• Work to be completed
Exactly as written, write out the lines below from the first to the one containing "const pL = 108, pR = 868, pT = 6, pB = 785;", inclusive. Pictures do not belong in the copy.

• Provided material
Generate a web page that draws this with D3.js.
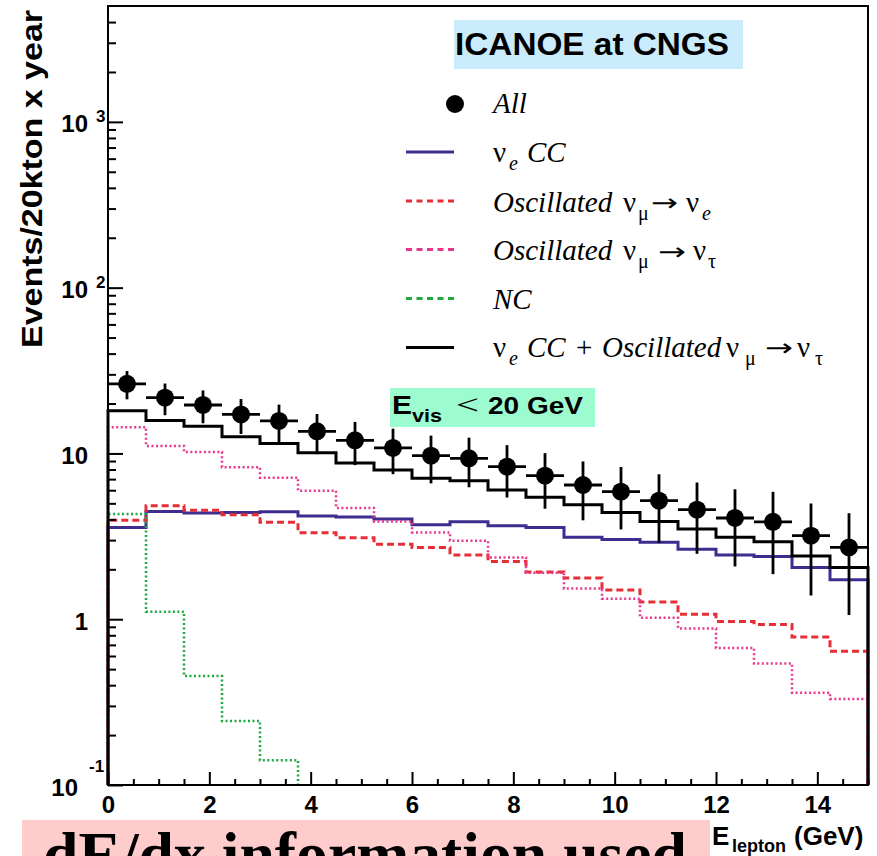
<!DOCTYPE html>
<html>
<head>
<meta charset="utf-8">
<script src="https://cdn.jsdelivr.net/npm/d3@7"></script>
<style>
  html, body { margin: 0; padding: 0; background: #fff; }
  svg { display: block; }
</style>
</head>
<body>
<script>
// ---------------- DATA ----------------
const binEdges = [0, 0.75, 1.5, 2.25, 3, 3.75, 4.5, 5.25, 6, 6.75, 7.5, 8.25, 9, 9.75, 10.5, 11.25, 12, 12.75, 13.5, 14.25, 15];
const allValues = [26.3, 21.7, 19.6, 17.2, 15.7, 13.6, 12.0, 10.8, 9.7, 9.35, 8.32, 7.34, 6.45, 5.88, 5.19, 4.58, 4.08, 3.87, 3.19, 2.71];
const allErrors = [5.1, 4.7, 4.4, 4.1, 4.0, 3.7, 3.5, 3.3, 3.1, 3.1, 2.9, 2.7, 2.5, 2.4, 2.3, 2.1, 2.0, 2.0, 1.8, 1.65];
const nueCC = [3.58, 4.47, 4.37, 4.41, 4.45, 4.19, 4.13, 4.02, 3.71, 3.87, 3.66, 3.58, 3.12, 3.03, 2.91, 2.64, 2.44, 2.39, 2.05, 1.73];
const oscNumuNue = [3.95, 4.84, 4.54, 4.27, 3.84, 3.32, 3.10, 2.83, 2.71, 2.44, 2.23, 1.93, 1.77, 1.50, 1.27, 1.07, 0.97, 0.93, 0.78, 0.64];
const oscNumuNutau = [14.4, 11.1, 10.2, 8.25, 7.14, 5.96, 4.69, 3.89, 3.34, 2.97, 2.36, 1.91, 1.53, 1.33, 1.02, 0.88, 0.67, 0.54, 0.36, 0.33];
const ncValues = [4.31, 1.11, 0.454, 0.243, 0.141, 0, 0, 0, 0, 0, 0, 0, 0, 0, 0, 0, 0, 0, 0, 0];
const nueCCplusNutau = [18.1, 15.8, 14.6, 12.6, 11.5, 10.1, 8.76, 7.95, 7.08, 6.85, 6.02, 5.44, 4.91, 4.41, 3.89, 3.50, 3.12, 2.93, 2.41, 2.05];

const xTickValues = [0, 2, 4, 6, 8, 10, 12, 14];
const xTickLabels = ["0", "2", "4", "6", "8", "10", "12", "14"];
const yTickValues = [0.1, 1, 10, 100, 1000];
const yTickBase = ["10", "1", "10", "10", "10"];
const yTickExp = ["-1", "", "", "2", "3"];

const titleText = "ICANOE at CNGS";
const yAxisTitle = "Events/20kton x year";
const bottomText = "dE/dx information used";

// ---------------- LAYOUT ----------------
const W = 877, H = 856;
const SANS = "'Liberation Sans', Arial, Helvetica, sans-serif";
const SERIF = "'Liberation Serif', 'Times New Roman', serif";
const pL = 108, pR = 868, pT = 6, pB = 785;

const svg = d3.select("body").append("svg")
  .attr("width", W).attr("height", H)
  .attr("viewBox", `0 0 ${W} ${H}`);
svg.append("rect").attr("width", W).attr("height", H).attr("fill", "#fff");

const x = d3.scaleLinear().domain([0, 15]).range([pL, pR]);
const y = d3.scaleLog().domain([0.1, 5000]).range([pB, pT]);
const yv = v => v > 0 ? y(v) : pB + 30;

svg.append("defs").append("clipPath").attr("id", "plotclip")
  .append("rect").attr("x", pL - 2).attr("y", pT).attr("width", pR - pL + 4).attr("height", pB - pT);

// ---------------- HISTOGRAMS ----------------
function histPoints(vals) {
  const pts = [[x(binEdges[0]), pB + 30]];
  vals.forEach((v, i) => {
    pts.push([x(binEdges[i]), yv(v)]);
    pts.push([x(binEdges[i + 1]), yv(v)]);
  });
  pts.push([x(binEdges[binEdges.length - 1]), pB + 30]);
  return pts;
}
const line = d3.line();
const plot = svg.append("g").attr("clip-path", "url(#plotclip)");

const series = [
  { vals: nueCC, color: "#3f2c8e", width: 3, dash: null },
  { vals: oscNumuNue, color: "#e62e36", width: 3, dash: "7,4" },
  { vals: oscNumuNutau, color: "#e8358e", width: 2.5, dash: "2,2.5" },
  { vals: ncValues, color: "#1fa83f", width: 2.5, dash: "2,2.5" },
  { vals: nueCCplusNutau, color: "#000", width: 3, dash: null }
];
series.forEach(s => {
  plot.append("path")
    .attr("d", line(histPoints(s.vals)))
    .attr("fill", "none")
    .attr("stroke", s.color)
    .attr("stroke-width", s.width)
    .attr("stroke-dasharray", s.dash)
    .attr("stroke-linejoin", "miter");
});

// ---------------- DATA POINTS ----------------
const ptsG = plot.append("g");
allValues.forEach((v, i) => {
  const lo = binEdges[i], hi = binEdges[i + 1], c = (lo + hi) / 2;
  ptsG.append("line").attr("x1", x(lo)).attr("x2", x(hi)).attr("y1", y(v)).attr("y2", y(v))
    .attr("stroke", "#000").attr("stroke-width", 2.8);
  ptsG.append("line").attr("x1", x(c)).attr("x2", x(c)).attr("y1", y(v + allErrors[i])).attr("y2", y(v - allErrors[i]))
    .attr("stroke", "#000").attr("stroke-width", 2.8);
  ptsG.append("circle").attr("cx", x(c)).attr("cy", y(v)).attr("r", 9).attr("fill", "#000");
});

// ---------------- AXES ----------------
const axisStyle = g => {
  g.select(".domain").remove();
  g.selectAll(".tick line").attr("stroke", "#000").attr("stroke-width", 2);
};
const xMinor = d3.range(0, 15.01, 0.5).filter(v => v % 2 !== 0);
svg.append("g").attr("transform", `translate(0,${pB})`)
  .call(d3.axisBottom(x).tickValues(xMinor).tickSize(-6).tickFormat(""))
  .call(axisStyle);
svg.append("g").attr("transform", `translate(0,${pB})`)
  .call(d3.axisBottom(x).tickValues(xTickValues).tickSize(-13).tickPadding(11)
    .tickFormat((d, i) => xTickLabels[i]))
  .call(axisStyle)
  .call(g => g.selectAll("text").attr("font-family", SANS).attr("font-weight", "bold")
    .attr("font-size", 24).attr("fill", "#000"));

const yMinor = [];
[0.1, 1, 10, 100, 1000].forEach(d => { for (let k = 2; k <= 9; k++) if (d * k < 5000) yMinor.push(d * k); });
svg.append("g").attr("transform", `translate(${pL},0)`)
  .call(d3.axisLeft(y).tickValues(yMinor).tickSize(-8).tickFormat(""))
  .call(axisStyle);
svg.append("g").attr("transform", `translate(${pL},0)`)
  .call(d3.axisLeft(y).tickValues(yTickValues).tickSize(-15).tickFormat(""))
  .call(axisStyle);

yTickValues.forEach((v, i) => {
  const ty = y(v);
  const isMin = v === y.domain()[0];
  svg.append("text").attr("x", isMin ? 78 : 88).attr("y", ty + 10.5)
    .attr("text-anchor", "end").attr("font-family", SANS).attr("font-weight", "bold")
    .attr("font-size", 24).text(yTickBase[i]);
  if (yTickExp[i]) {
    svg.append("text").attr("x", isMin ? 89 : 96).attr("y", isMin ? ty - 13 : ty + 0.5)
      .attr("font-family", SANS).attr("font-weight", "bold")
      .attr("font-size", 17).text(yTickExp[i]);
  }
});

svg.append("rect").attr("x", pL).attr("y", pT).attr("width", pR - pL).attr("height", pB - pT)
  .attr("fill", "none").attr("stroke", "#000").attr("stroke-width", 2);

svg.append("text").attr("transform", `translate(41.5,${(10 + 348) / 2}) rotate(-90)`)
  .attr("text-anchor", "middle").attr("font-family", SANS).attr("font-weight", "bold")
  .attr("font-size", 29).attr("textLength", 338).attr("lengthAdjust", "spacingAndGlyphs")
  .text(yAxisTitle);

const xt = svg.append("text").attr("font-family", SANS).attr("font-weight", "bold").attr("fill", "#000");
xt.append("tspan").attr("x", 712).attr("y", 845).attr("font-size", 26).text("E");
xt.append("tspan").attr("x", 732).attr("y", 852).attr("font-size", 18).text("lepton");
xt.append("tspan").attr("x", 794).attr("y", 845).attr("font-size", 26).text("(GeV)");

// ---------------- TITLE BOX ----------------
svg.append("rect").attr("x", 454).attr("y", 20).attr("width", 289).attr("height", 49).attr("fill", "#c9ebfb");
svg.append("text").attr("x", 455).attr("y", 54.5).attr("font-family", SANS).attr("font-weight", "bold")
  .attr("font-size", 32).attr("textLength", 274).attr("lengthAdjust", "spacingAndGlyphs").text(titleText);

// ---------------- Evis BOX ----------------
svg.append("rect").attr("x", 390).attr("y", 388).attr("width", 205).attr("height", 39).attr("fill", "#9cfccf");
svg.append("text").attr("x", 392).attr("y", 413.5).attr("font-family", SANS).attr("font-weight", "bold")
  .attr("font-size", 25).attr("textLength", 20).attr("lengthAdjust", "spacingAndGlyphs").text("E");
svg.append("text").attr("x", 412).attr("y", 422).attr("font-family", SANS).attr("font-weight", "bold")
  .attr("font-size", 19).attr("textLength", 30).attr("lengthAdjust", "spacingAndGlyphs").text("vis");
svg.append("text").attr("x", 456).attr("y", 414).attr("font-family", SERIF)
  .attr("font-size", 28).attr("textLength", 23).attr("lengthAdjust", "spacingAndGlyphs").text("<");
svg.append("text").attr("x", 488).attr("y", 413.5).attr("font-family", SANS).attr("font-weight", "bold")
  .attr("font-size", 23).attr("textLength", 95).attr("lengthAdjust", "spacingAndGlyphs").text("20 GeV");

// ---------------- LEGEND ----------------
const lg = svg.append("g");
lg.append("circle").attr("cx", 455).attr("cy", 104).attr("r", 9).attr("fill", "#000");
const legLines = [
  { y: 152, color: "#3f2c8e", dash: null },
  { y: 201, color: "#e62e36", dash: "6,4.5" },
  { y: 249.5, color: "#e8358e", dash: "6,4.5" },
  { y: 298.5, color: "#1fa83f", dash: "6,4.5" },
  { y: 347.5, color: "#000", dash: null }
];
legLines.forEach(l => {
  lg.append("line").attr("x1", 406).attr("x2", 454).attr("y1", l.y).attr("y2", l.y)
    .attr("stroke", l.color).attr("stroke-width", 3).attr("stroke-dasharray", l.dash);
});
function part(txt, px, py, size, italic) {
  lg.append("text").attr("x", px).attr("y", py).attr("font-family", SERIF)
    .attr("font-size", size).attr("font-style", italic ? "italic" : "normal").text(txt);
}
function arrow(px, py, len) {
  lg.append("text").attr("x", px).attr("y", py).attr("font-family", "'DejaVu Sans', sans-serif")
    .attr("font-size", 24).attr("textLength", len).attr("lengthAdjust", "spacingAndGlyphs").text("\u2192");
}
part("All", 493, 113, 29, true);
part("\u03BD", 493, 162, 29, false); part("e", 509, 170, 20, true); part("CC", 527, 162, 29, true);
part("Oscillated", 493, 211.5, 29, true); part("\u03BD", 623, 211.5, 29, false);
part("\u03BC", 638, 219.5, 20, false); arrow(651, 211, 27);
part("\u03BD", 686, 211.5, 29, false); part("e", 702, 219.5, 20, true);
part("Oscillated", 493, 260, 29, true); part("\u03BD", 623, 260, 29, false);
part("\u03BC", 638, 268, 20, false); arrow(658, 259.5, 28);
part("\u03BD", 693, 260, 29, false); part("\u03C4", 708, 268, 20, false);
part("NC", 493, 308.5, 29, true);
part("\u03BD", 493, 356.5, 29, false); part("e", 509, 364.5, 20, true); part("CC", 527, 356.5, 29, true);
part("+", 576, 356.5, 29, false); part("Oscillated", 602, 356.5, 29, true);
part("\u03BD", 726, 356.5, 29, false); part("\u03BC", 745, 364.5, 20, false);
arrow(765, 356, 28); part("\u03BD", 797, 356.5, 29, false);
part("\u03C4", 815, 364.5, 20, false);

// ---------------- BOTTOM BANNER ----------------
svg.append("rect").attr("x", 22).attr("y", 820).attr("width", 688).attr("height", 40).attr("fill", "#ffcccc");
svg.append("text").attr("x", 43).attr("y", 876).attr("font-family", SERIF).attr("font-weight", "bold")
  .attr("font-size", 64).attr("textLength", 644).attr("lengthAdjust", "spacingAndGlyphs").text(bottomText);
</script>
</body>
</html>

• Reply to the task
Generate a web page that draws this with D3.js.
<!DOCTYPE html>
<html>
<head>
<meta charset="utf-8">
<script src="https://cdn.jsdelivr.net/npm/d3@7"></script>
<style>
  html, body { margin: 0; padding: 0; background: #fff; }
  svg { display: block; }
</style>
</head>
<body>
<script>
// ---------------- DATA ----------------
const binEdges = [0, 0.75, 1.5, 2.25, 3, 3.75, 4.5, 5.25, 6, 6.75, 7.5, 8.25, 9, 9.75, 10.5, 11.25, 12, 12.75, 13.5, 14.25, 15];
const allValues = [26.3, 21.7, 19.6, 17.2, 15.7, 13.6, 12.0, 10.8, 9.7, 9.35, 8.32, 7.34, 6.45, 5.88, 5.19, 4.58, 4.08, 3.87, 3.19, 2.71];
const allErrors = [5.1, 4.7, 4.4, 4.1, 4.0, 3.7, 3.5, 3.3, 3.1, 3.1, 2.9, 2.7, 2.5, 2.4, 2.3, 2.1, 2.0, 2.0, 1.8, 1.65];
const nueCC = [3.58, 4.47, 4.37, 4.41, 4.45, 4.19, 4.13, 4.02, 3.71, 3.87, 3.66, 3.58, 3.12, 3.03, 2.91, 2.64, 2.44, 2.39, 2.05, 1.73];
const oscNumuNue = [3.95, 4.84, 4.54, 4.27, 3.84, 3.32, 3.10, 2.83, 2.71, 2.44, 2.23, 1.93, 1.77, 1.50, 1.27, 1.07, 0.97, 0.93, 0.78, 0.64];
const oscNumuNutau = [14.4, 11.1, 10.2, 8.25, 7.14, 5.96, 4.69, 3.89, 3.34, 2.97, 2.36, 1.91, 1.53, 1.33, 1.02, 0.88, 0.67, 0.54, 0.36, 0.33];
const ncValues = [4.31, 1.11, 0.454, 0.243, 0.141, 0, 0, 0, 0, 0, 0, 0, 0, 0, 0, 0, 0, 0, 0, 0];
const nueCCplusNutau = [18.1, 15.8, 14.6, 12.6, 11.5, 10.1, 8.76, 7.95, 7.08, 6.85, 6.02, 5.44, 4.91, 4.41, 3.89, 3.50, 3.12, 2.93, 2.41, 2.05];

const xTickValues = [0, 2, 4, 6, 8, 10, 12, 14];
const xTickLabels = ["0", "2", "4", "6", "8", "10", "12", "14"];
const yTickValues = [0.1, 1, 10, 100, 1000];
const yTickBase = ["10", "1", "10", "10", "10"];
const yTickExp = ["-1", "", "", "2", "3"];

const titleText = "ICANOE at CNGS";
const yAxisTitle = "Events/20kton x year";
const bottomText = "dE/dx information used";

// ---------------- LAYOUT ----------------
const W = 877, H = 856;
const SANS = "'Liberation Sans', Arial, Helvetica, sans-serif";
const SERIF = "'Liberation Serif', 'Times New Roman', serif";
const pL = 108, pR = 868, pT = 6, pB = 785;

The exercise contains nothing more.